0x100000fa2: "hello world"

<+11> call 0x100000f82 will call the appropriate system call to print out the string.

<+16> mov eax, 0x0 will move 0 to eax register, which will be return value from main().

<+21> pop rbp will pop the content of the memory address pointed by rsp into rbp. This content will simply be the previous value of rbp, pushed onto stack during instruction <+0>. Thus, it will restore the rbp value.

<+22> ret will finally return from the function by popping the value pointed by rsp into rip, which is the instruction pointer. Note that the caller who called main() has already stored this value onto the stack.

Setting gdb's Assembly Code as Intel or AT&T Style

When debugging with gdb, one often looks at the assembly code of the binary file. Here, I will show how to do this and change the output as either 'intel' or 'att' format.
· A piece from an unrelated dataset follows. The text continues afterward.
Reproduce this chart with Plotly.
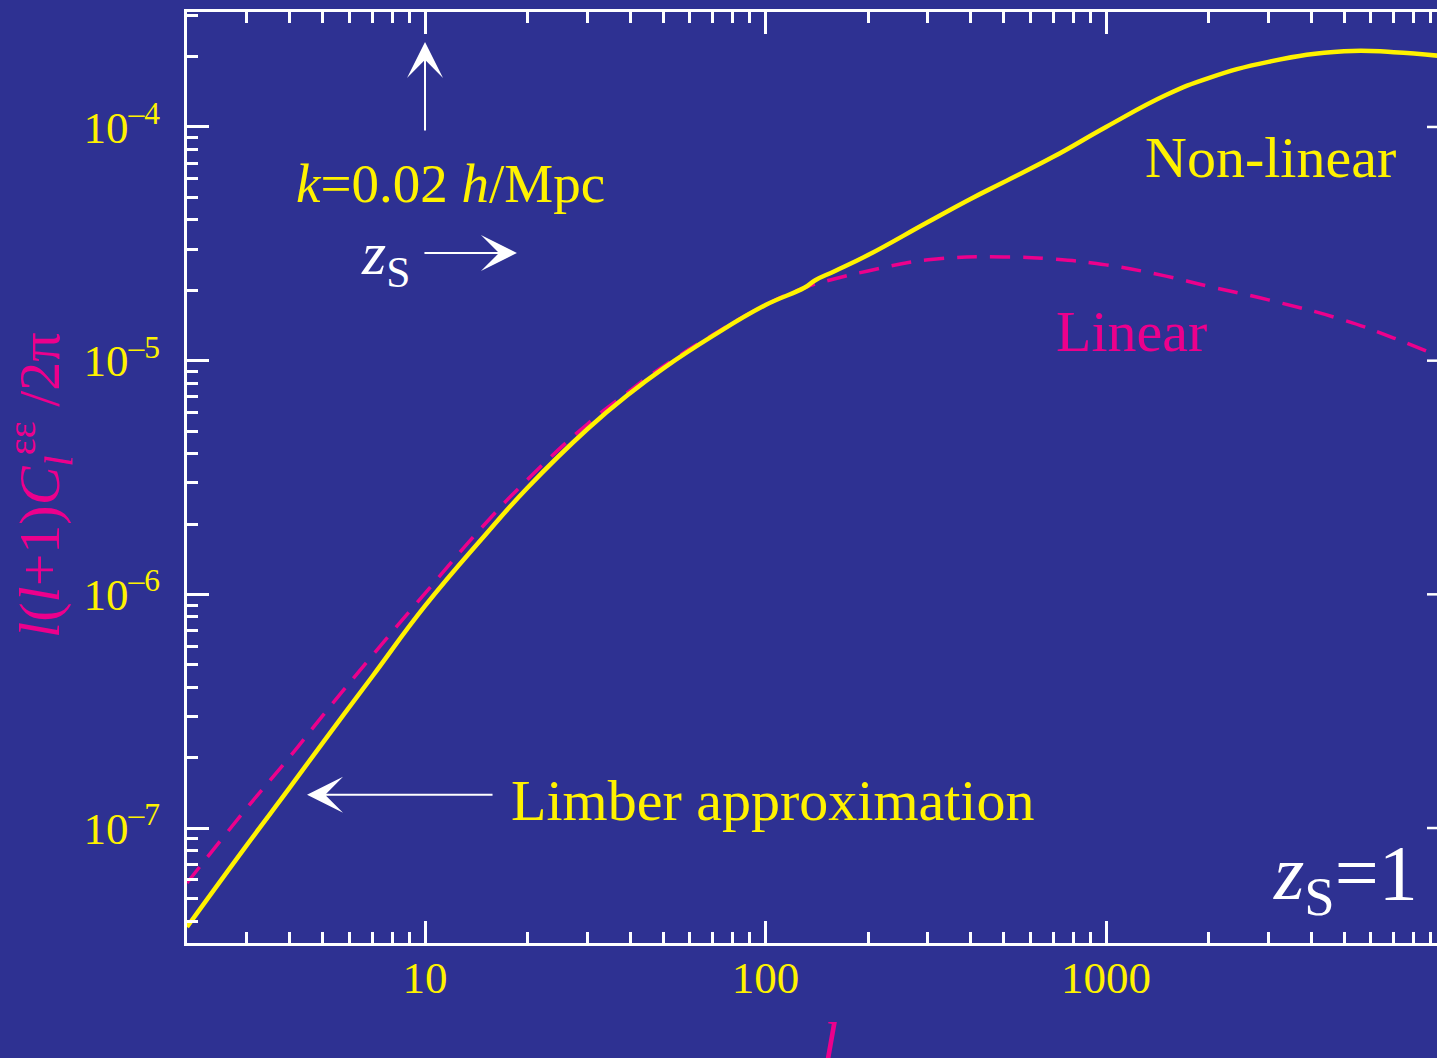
import plotly.graph_objects as go

# Multipole moments and angular power spectra l(l+1)C_l/2pi
ell = [2, 3, 4, 5, 7, 10, 15, 20, 30, 40, 50, 70, 100, 130, 140, 160,
       200, 300, 400, 500, 700, 1000, 1500, 2000, 3000, 5000, 7000, 10000]
nonlinear = [3.77e-8, 8.47e-8, 1.485e-7, 2.31e-7, 4.45e-7, 8.92e-7, 1.79e-6,
             2.86e-6, 5.10e-6, 7.26e-6, 9.25e-6, 1.276e-5, 1.73e-5, 2.05e-5,
             2.21e-5, 2.42e-5, 2.83e-5, 3.92e-5, 4.92e-5, 5.80e-5, 7.45e-5,
             1.00e-4, 1.37e-4, 1.62e-4, 1.90e-4, 2.11e-4, 2.09e-4, 2.00e-4]

ell_lin = [2, 3, 4, 5, 7, 10, 15, 20, 30, 40, 50, 70, 100, 130, 160,
           200, 300, 500, 700, 1000, 1500, 2000, 3000, 5000, 7000, 10000]
linear = [5.82e-8, 1.22e-7, 2.01e-7, 3.02e-7, 5.47e-7, 1.01e-6, 2.00e-6,
          3.10e-6, 5.36e-6, 7.45e-6, 9.45e-6, 1.29e-5, 1.73e-5, 2.05e-5,
          2.24e-5, 2.42e-5, 2.70e-5, 2.78e-5, 2.72e-5, 2.57e-5, 2.30e-5,
          2.08e-5, 1.82e-5, 1.49e-5, 1.25e-5, 1.01e-5]

x_major = [10, 100, 1000, 10000]
x_major_text = ["10", "100", "1000", "10000"]
y_major = [1e-7, 1e-6, 1e-5, 1e-4]
y_major_text = ["10<sup>–7</sup>", "10<sup>–6</sup>", "10<sup>–5</sup>", "10<sup>–4</sup>"]

BG = "#2E3192"
YELLOW = "#FFF200"
MAGENTA = "#EC008C"
WHITE = "#FFFFFF"
FONT = "Liberation Serif"

x_minor = [m * 10 ** d for d in range(0, 4) for m in range(2, 10)]
y_minor = [m * 10 ** d for d in range(-8, -3) for m in range(2, 10)]

fig = go.Figure()
fig.add_trace(go.Scatter(x=ell_lin, y=linear, mode="lines",
                         line=dict(color=MAGENTA, width=3.5, dash="20px,13px",
                                   shape="spline", smoothing=1.3),
                         hoverinfo="skip", showlegend=False))
fig.add_trace(go.Scatter(x=ell, y=nonlinear, mode="lines",
                         line=dict(color=YELLOW, width=4.5, shape="spline", smoothing=1.3),
                         hoverinfo="skip", showlegend=False))

axis_common = dict(showgrid=False, zeroline=False, showline=True, linecolor=WHITE,
                   linewidth=3, ticks="inside", ticklen=22, tickwidth=2.5,
                   tickcolor=WHITE, tickfont=dict(family=FONT, size=45, color=YELLOW))

fig.update_xaxes(type="log", range=[0.301, 3.972], tickmode="array",
                 tickvals=x_major, ticktext=x_major_text, mirror="allticks",
                 ticklabelstandoff=-7,
                 minor=dict(tickmode="array", tickvals=x_minor, ticks="inside",
                            ticklen=11, tickwidth=2.5, tickcolor=WHITE),
                 **axis_common)
fig.update_yaxes(type="log", range=[-7.492, -3.508], tickmode="array",
                 tickvals=y_major, ticktext=y_major_text, mirror=False,
                 ticklabelstandoff=15,
                 minor=dict(tickmode="array", tickvals=y_minor, ticks="inside",
                            ticklen=11, tickwidth=2.5, tickcolor=WHITE),
                 **axis_common)

# Right-hand frame ticks at the decades (the frame itself lies past the edge)
for yv in y_major:
    fig.add_shape(type="line", xref="paper", yref="y", x0=0.992, x1=1.0,
                  y0=yv, y1=yv, line=dict(color=WHITE, width=2.5))

arrow_style = dict(text="", showarrow=True, arrowhead=3, arrowsize=3.0,
                   arrowwidth=2, arrowcolor=WHITE, xref="x", yref="y")


def label(x, y, text, size, color, xanchor="center", yanchor="middle", **kw):
    return dict(x=x, y=y, xref="paper", yref="paper", showarrow=False, text=text,
                xanchor=xanchor, yanchor=yanchor,
                font=dict(family=FONT, size=size, color=color), **kw)


annotations = [
    # k = 0.02 h/Mpc marker arrow
    dict(x=1.0, y=-3.636, ax=0, ay=90, **arrow_style),
    # z_S direction arrow
    dict(x=1.270, y=-4.539, ax=-94, ay=0, **arrow_style),
    # Limber approximation arrow
    dict(x=0.6535, y=-6.858, ax=187, ay=0, **arrow_style),
    label(0.2104, 0.8163, "<i>k</i>=0.02 <i>h</i>/Mpc", 55, YELLOW),
    label(0.18, 0.7358, "<i>z</i><sub>S</sub>", 62, WHITE, xanchor="right"),
    label(0.8664, 0.8432, "Non-linear", 58, YELLOW),
    label(0.7552, 0.6563, "Linear", 58, MAGENTA),
    label(0.468, 0.153, "Limber approximation", 58, YELLOW),
    label(0.9864, 0.0698, "<i>z</i><sub>S</sub>=1", 78, WHITE, xanchor="right"),
    # axis titles
    label(0.5145, -0.07, "<i>l</i>", 58, MAGENTA, yanchor="top"),
    label(-0.1176, 0.492,
          "<i>l</i>(<i>l</i>+1)<i>C</i><sub><i>l</i></sub><sup>εε</sup> /2π",
          58, MAGENTA, textangle=-90),
]

fig.update_layout(width=1437, height=1058, paper_bgcolor=BG, plot_bgcolor=BG,
                  margin=dict(l=187, r=0, t=12, b=115), annotations=annotations,
                  showlegend=False)

fig.write_html("out.html")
I have a simple helloworld program a.out that I'd like to debug. To do this, enter
$ gdb -q a.out

To read the assembly code of the function main, I would type in
(gdb) disass main

However, the default is in the 'att' format, which isn't my taste. To switch to 'intel' format, I'd type in
(gdb) set disassembly-flavor intel

If you'd like to make this change permanent, simply create a file .gdbinit in your home directory with the command that you want gdb to run every time it initialises.
$ echo "set disassembly-flavor intel" > ~/.gdbinit

That's it! Obviously, you may replace 'intel' with 'att' if you want to switch back to 'att' format.